Britain on Screen: Why the Coronavirus crisis is the perfect opportunity to fix our broken film and
Coronavirus has hit many industries hard. The work is going to be drastically different after this crisis. Never again will people share a bowl of peanuts in the pub or “forget” to wash their hands after going to the toilet (at least I bloody hope not). But one of the industry most harshly hit is the arts. Art, by and large, is about audience. Whether it’s the cinema or the theatre or a music venue, it’s about a group of people getting together and sharing a collective experience of art. That is something that has become next to impossible thanks to social distancing.
Furthermore, the actual production of art has become more difficult too. The requirements to maintain two meters apart from each other means that it’s almost impossible for film crews to assemble, for actors to take to the stage, and for musicians to play together in a group. And, to be clear, I’m not trying to paint an image here of the struggling artist, conveniently ignoring all of the other jobs and people who have come under pressure thanks to this crisis too, it’s just that the arts are where I happen to work, and where my interests sit, and so that’s what I’m talking about.
Now, I’ve written before about my disappointment with the state of the UK film industry. It’s not that we don’t have a film industry, it’s just that it’s not really one that represents our culture on screen. Sure, there are films out there that do this, but by and large our studios, our creatives, and our talent are used to help produced bigger budget American blockbusters. The Batman is about to begin production here, for example. Harry Potter might seem like it’s an British production, but all the money goes to Warner Bros. The Lord of the Rings was New Line, and Sony are currently the people behind Bond.
We used to have a thriving industry that saw the likes of Hammer Horror, Amicus, the Carry On films, Monty Python, Get Carter and so on and so on, but that was all drowned out in favour of propping up Hollywood productions. The Eady Levy (look it up) was a tax on box-office receipts in the UK that supported the Film Industry here once upon a time. It was scrapped in 1985, around the same time our industry was on the way out.
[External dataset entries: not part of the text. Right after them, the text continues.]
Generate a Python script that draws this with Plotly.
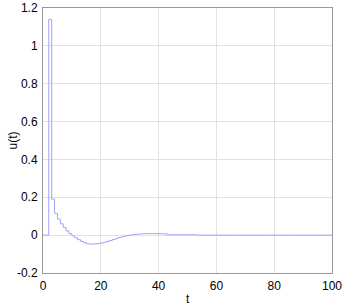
import plotly.graph_objects as go

t = list(range(0, 101))
u_head = [0, 0, 1.14, 0.19, 0.115, 0.085, 0.06, 0.04, 0.022, 0.008,
          -0.004, -0.014, -0.024, -0.033, -0.040, -0.045, -0.047, -0.047, -0.046, -0.044,
          -0.041, -0.037, -0.033, -0.028, -0.023, -0.018, -0.013, -0.009, -0.005, -0.002,
          0.001, 0.003, 0.005, 0.006, 0.007, 0.008, 0.008, 0.008, 0.008, 0.008,
          0.008, 0.007, 0.007, 0.002, 0.002, 0.002, 0.002, 0.002, 0.002, 0.002,
          0.002, 0.002, 0.002]
u = u_head + [0.0] * (len(t) - len(u_head))

x_ticks = [0, 20, 40, 60, 80, 100]
y_ticks = [-0.2, 0, 0.2, 0.4, 0.6, 0.8, 1, 1.2]
y_labels = ["-0.2", "0", "0.2", "0.4", "0.6", "0.8", "1", "1.2"]

fig = go.Figure()
fig.add_trace(go.Scatter(x=t, y=u, mode="lines", line=dict(color="#a0a0ff", width=1, shape="hv"),
                         showlegend=False))

font = dict(family="Liberation Sans, Arial, sans-serif", size=12, color="#000")
fig.update_layout(
    width=346, height=307,
    margin=dict(l=43, r=14, t=8, b=34),
    paper_bgcolor="white", plot_bgcolor="white",
    font=font,
    xaxis=dict(range=[0, 100], tickvals=x_ticks, ticktext=[str(v) for v in x_ticks],
               showgrid=True, gridcolor="#e2e2e2", gridwidth=1, automargin=False,
               showline=True, linecolor="#999", linewidth=1, mirror=True,
               zeroline=False, ticks="outside", ticklen=2, tickcolor="rgba(0,0,0,0)"),
    yaxis=dict(range=[-0.2, 1.2], tickvals=y_ticks, ticktext=y_labels,
               showgrid=True, gridcolor="#e2e2e2", gridwidth=1, automargin=False,
               showline=True, linecolor="#999", linewidth=1, mirror=True,
               zeroline=False, ticks="outside", ticklen=2, tickcolor="rgba(0,0,0,0)"),
    annotations=[
        dict(text="t", xref="paper", yref="paper", x=0.5, y=0, yshift=-26,
             xanchor="center", yanchor="middle", showarrow=False, font=font),
        dict(text="u(t)", xref="paper", yref="paper", x=0, y=0.5, xshift=-31,
             xanchor="center", yanchor="middle", textangle=-90, showarrow=False, font=font),
    ],
)
fig.write_html("out.html", config={"displayModeBar": False},
               post_script="document.body.style.margin='0';")
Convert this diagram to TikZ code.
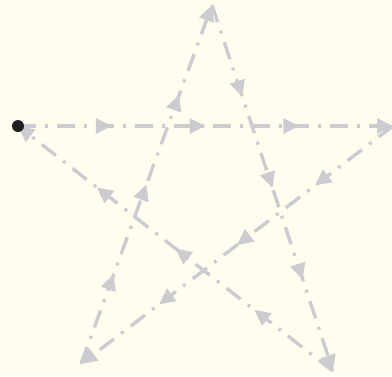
\documentclass[tikz,border=0pt]{standalone}
\usetikzlibrary{arrows.meta,decorations.markings}
\definecolor{bgc}{RGB}{255,253,238}
\definecolor{linec}{RGB}{204,204,208}
\tikzset{
  starhead/.style={-{Triangle[length=16pt,width=15pt]}},
  starline/.style={draw=linec, line width=3.4pt,
    dash pattern=on 18pt off 9pt on 3pt off 9pt,
    -{Triangle[length=16pt,width=15pt]},
    postaction={decorate},
    decoration={markings,
      mark=at position 0.25 with {\arrow{Triangle[length=16pt,width=15pt]}},
      mark=at position 0.5 with {\arrow{Triangle[length=16pt,width=15pt]}},
      mark=at position 0.75 with {\arrow{Triangle[length=16pt,width=15pt]}}}},
  startdot/.style={circle, fill=black!88, inner sep=0pt, minimum size=12pt}
}
\begin{document}
\begin{tikzpicture}[x=1pt,y=-1pt]
\fill[bgc] (0,0) rectangle (392,376);
\useasboundingbox (0,0) rectangle (392,376);
\coordinate (L) at (18,126);
\coordinate (R) at (393,126);
\coordinate (T) at (212,5);
\coordinate (BL) at (81,364);
\coordinate (BR) at (333,371);
\draw[starline] (L) -- (R);
\draw[starline] (R) -- (BL);
\draw[starline] (BL) -- (T);
\draw[starline] (T) -- (BR);
\draw[starline] (BR) -- (L);
\node[startdot] (S) at (L) {};
\end{tikzpicture}
\end{document}
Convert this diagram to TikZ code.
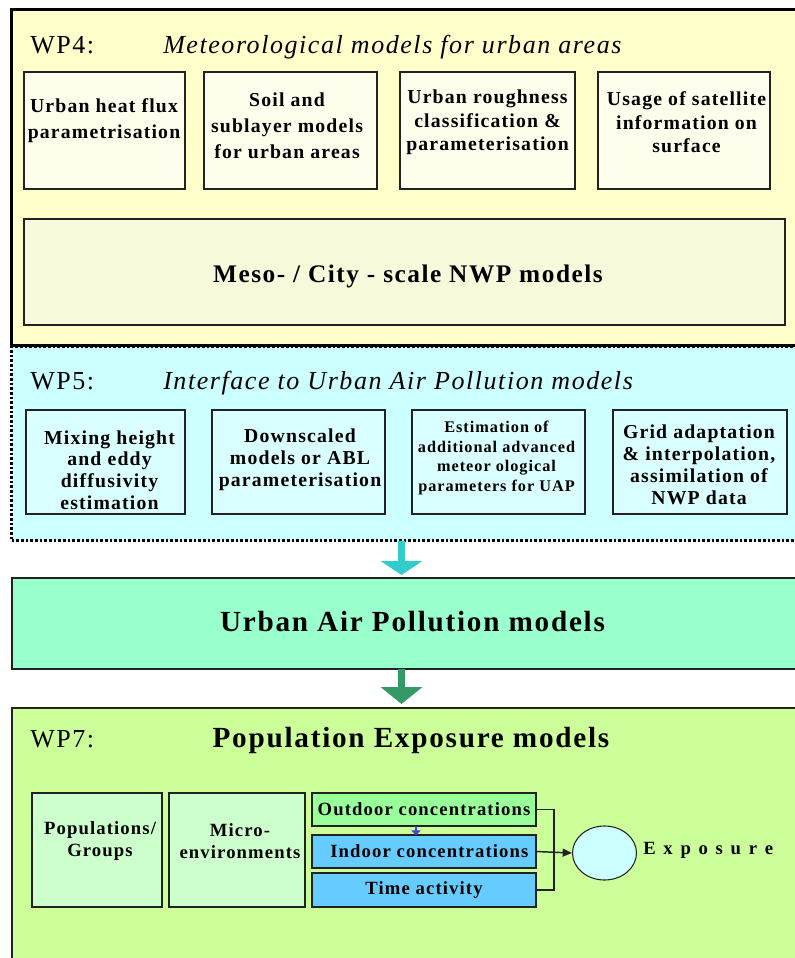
\documentclass[tikz,border=0pt]{standalone}
\usepackage{fontspec}
\setmainfont[LetterSpace=6]{Liberation Serif}
\usetikzlibrary{arrows.meta,calc,shapes.geometric}

\definecolor{wpfour}{HTML}{FFFFCC}
\definecolor{wpfourin}{HTML}{FEFEEC}
\definecolor{mesofill}{HTML}{F8F8DA}
\definecolor{wpfive}{HTML}{CCFFFF}
\definecolor{wpfivein}{HTML}{DAFFFF}
\definecolor{uapfill}{HTML}{99FFCC}
\definecolor{wpseven}{HTML}{CCFF99}
\definecolor{popfill}{HTML}{CCFFCC}
\definecolor{outfill}{HTML}{99FF99}
\definecolor{infill}{HTML}{66CCFF}
\definecolor{expofill}{HTML}{CCFFFF}
\definecolor{arrowcyan}{HTML}{33CCCC}
\definecolor{arrowgreen}{HTML}{339966}
\definecolor{edge}{HTML}{222222}
\definecolor{linkblue}{HTML}{4444DD}

\begin{document}
\begin{tikzpicture}[x=0.75pt,y=-0.75pt,
  sz/.style 2 args={minimum width=#1*0.75pt, minimum height=#2*0.75pt},
  panel/.style={rectangle, inner sep=0pt, outer sep=0pt},
  inbox/.style={panel, draw=edge, line width=1.2pt},
  txt/.style={inner sep=0pt, outer sep=0pt, align=center},
  wptag/.style={inner sep=0pt, anchor=base west, font=\fontsize{19.5}{21}\selectfont},
  wptitle/.style={inner sep=0pt, anchor=base west, font=\fontsize{19.5}{21}\selectfont\itshape},
  bigtitle/.style={inner sep=0pt, anchor=base, font=\fontsize{21.9}{25}\selectfont\bfseries},
  boxfont/.style={font=\fontsize{14.8}{#1}\selectfont\bfseries},
  smallfont/.style={font=\fontsize{14}{16.5}\selectfont\bfseries},
  bigarrow/.style={line width=5.7pt, -{Triangle[width=30.75pt,length=#1]}},
  conn/.style={draw=edge, line width=1.1pt}
]
\useasboundingbox (0,0) rectangle (794,958);

% ---------- WP5 panel (dotted frame, drawn first) ----------
\node[panel, sz={788.5}{193.5}, fill=wpfive, draw=black,
      line width=2.2pt, dash pattern=on 2pt off 1.5pt] (wp5) at (405.75,443.75) {};

% ---------- WP4 panel ----------
\node[panel, sz={788.5}{336}, fill=wpfour, draw=black, line width=2.25pt] (wp4) at (405.75,177) {};
\node[wptag] (wp4tag) at (30,53) {WP4:};
\node[wptitle] (wp4title) at (163,53) {Meteorological models for urban areas};

\node[inbox, fill=wpfourin, sz={161}{117}] (a1) at (104.5,130.5) {};
\node[inbox, fill=wpfourin, sz={173}{117}] (a2) at (290.5,130.5) {};
\node[inbox, fill=wpfourin, sz={175}{117}] (a3) at (487.5,130.5) {};
\node[inbox, fill=wpfourin, sz={172}{117}] (a4) at (684,130.5) {};
\node[txt, boxfont=19.5pt] (a1t) at (104,121) {Urban heat flux\\parametrisation};
\node[txt, boxfont=19.5pt] (a2t) at (287,125.5) {Soil and\\sublayer models\\for urban areas};
\node[txt, boxfont=17.6pt] (a3t) at (487.5,122.5) {Urban roughness\\classification \&\\parameterisation};
\node[txt, boxfont=17.6pt] (a4t) at (686.5,122.5) {Usage of satellite\\information on\\surface};

\node[inbox, fill=mesofill, sz={761}{106}] (meso) at (404.5,272) {};
\node[inner sep=0pt, anchor=base, font=\fontsize{19}{21}\selectfont\bfseries] (mesot) at (408,282)
  {Meso- / City - scale NWP models};

% ---------- WP5 contents ----------
\node[wptag] (wp5tag) at (30,389) {WP5:};
\node[wptitle] (wp5title) at (163,389) {Interface to Urban Air Pollution models};

\node[inbox, fill=wpfivein, sz={159}{104}] (b1) at (105.5,462) {};
\node[inbox, fill=wpfivein, sz={173}{104}] (b2) at (298.5,462) {};
\node[inbox, fill=wpfivein, sz={173}{104}] (b3) at (498.5,462) {};
\node[inbox, fill=wpfivein, sz={174}{104}] (b4) at (700,462) {};
\node[txt, boxfont=16.3pt] (b1t) at (109.5,470) {Mixing height\\and eddy\\diffusivity\\estimation};
\node[txt, boxfont=16.5pt] (b2t) at (300,460) {Downscaled\\models or ABL\\parameterisation};
\node[txt, font=\fontsize{12.2}{14.6}\selectfont\bfseries] (b3t) at (496.5,458)
  {Estimation of\\additional advanced\\meteor ological\\parameters for UAP};
\node[txt, boxfont=16.5pt] (b4t) at (699,465) {Grid adaptation\\\& interpolation,\\assimilation of\\NWP data};

% ---------- Urban Air Pollution models ----------
\node[panel, sz={788}{91}, fill=uapfill, draw=edge, line width=0.8pt] (uap) at (406,623.5) {};
\node[bigtitle] (uapt) at (412.5,631.5) {Urban Air Pollution models};

% ---------- WP7 panel ----------
\node[panel, sz={788}{262}, fill=wpseven, draw=edge, line width=0.8pt] (wp7) at (406,839) {};
\node[wptag] (wp7tag) at (30,747) {WP7:};
\node[bigtitle] (wp7title) at (411,747) {Population Exposure models};

\node[inbox, fill=popfill, sz={130}{114}] (pop) at (97,850) {};
\node[inbox, fill=popfill, sz={136}{114}] (micro) at (237,850) {};
\node[txt, smallfont] (popt) at (100,841) {Populations/\\Groups};
\node[txt, smallfont] (microt) at (240,841) {Micro-\\environments};

\node[inbox, fill=outfill, sz={224}{33}, smallfont] (out) at (424,809.5) {Outdoor concentrations};
\node[inbox, fill=infill, sz={224}{33}, smallfont] (in) at (424,851.5) {\hspace{8pt}Indoor concentrations};
\node[inbox, fill=infill, sz={224}{34}, smallfont] (time) at (424,890) {Time activity};

\node[ellipse, draw=edge, line width=0.8pt, fill=expofill, inner sep=0pt,
      minimum width=48pt, minimum height=40.5pt] (expo) at (604.5,853) {};
\node[inner sep=0pt, anchor=west, font=\fontsize{14}{16}\selectfont\bfseries] (expot) at (643,850)
  {E\hspace{5.8pt}x\hspace{5.8pt}p\hspace{5.8pt}o\hspace{5.8pt}s\hspace{5.8pt}u\hspace{5.8pt}r\hspace{5.8pt}e};

% ---------- connectors ----------
\coordinate (colA) at (401.5,0);
\coordinate (colB) at (416,0);
\coordinate (jn) at (554,890);

\draw[bigarrow=10.5pt, draw=arrowcyan, fill=arrowcyan, shorten >=2.25pt]
  (wp5.south -| colA) -- (uap.north -| colA);
\draw[bigarrow=12.75pt, draw=arrowgreen, fill=arrowgreen, shorten >=3pt]
  (uap.south -| colA) -- (wp7.north -| colA);

\draw[conn] (out.east) -| (jn) -- (time.east);
\draw[conn, -{Triangle[width=6pt,length=7pt]}] (in.east) -- (expo.west);
\draw[draw=linkblue, line width=1.4pt, -{Triangle[width=7pt,length=3.5pt]}]
  (out.south -| colB) -- (in.north -| colB);
\end{tikzpicture}
\end{document}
France have a similar sort of film fund in place and their industry is thriving. As do many other countries that see their culture honestly represented on screen. In Britain, meanwhile, we’re left with Richard Curtis’ fictional interpretation of Little England, a place where everyone is a lovable goof from the middle class, and no one ever has much trouble beyond having to chase their one true love to the airport.
Meanwhile, the funds that we do have are so few and so insignificant that, if you’re lucky enough to actually get your hands on some money, it’s not going to be enough to make something that can really go up against a Blumhouse production, let alone a Star Wars or Marvel movie. And that’s before we even get to the bit where the money isn’t exactly shared about all that fairly or equally.
Here's the thing, you may be on of those people who sits there and thinks the Arts aren't a real profession. That they should be the first thing to be slashed when it comes to educational funding, and that anyone who decides to make a career within it is only asking for trouble. I mean, I've had my fair share of "not a proper job" lectures, so I know those views exist. But, can you really, honestly, say that you'd have been able to get through the crisis without them? Without music, literature, film, television, theatre, art, video games? All of those things come from that industry, and Film and Television are one of the most easily accessible and widely used of them, so why the hell don't we have a proper, thriving industry that represents our culture?
And now the Government have released their official COVID-19 guidelines for the UK Film and Television industry, and it conveniently leaves out the fact that Coronavirus related issues won’t be covered by insurance companies. If it was hard enough to make a film from outside the industry before, it’s about to become next to impossible. And that means something is wrong here.
If we want to see our culture represented on screen, from the viewpoints of those least heard and currently without a voice, then the system as it stands now is no good. Unless you’re already inside that bubble, you’re not getting in. It’s just not happening. And now it’s been made even more difficult, thanks to an unprecedented global crisis, and the worst handling of it by any Government across the world. And I don’t mean for this to turn into Tory bashing but give me a break!
If we’re looking for positives amongst all the fear and hate out there at the moment, surely it is the fact that we’ve all been given an opportunity to start these things over. We’ve seen that there are inequalities built into the very fabric our society, and now is a chance to end them. And, as far as the Film and Television industry goes, how about instead of simply returning to our place as Hollywood’s little helper, we actually start to rectify the problem and fund our own industry so that we can see the real Britain represented on the big screen?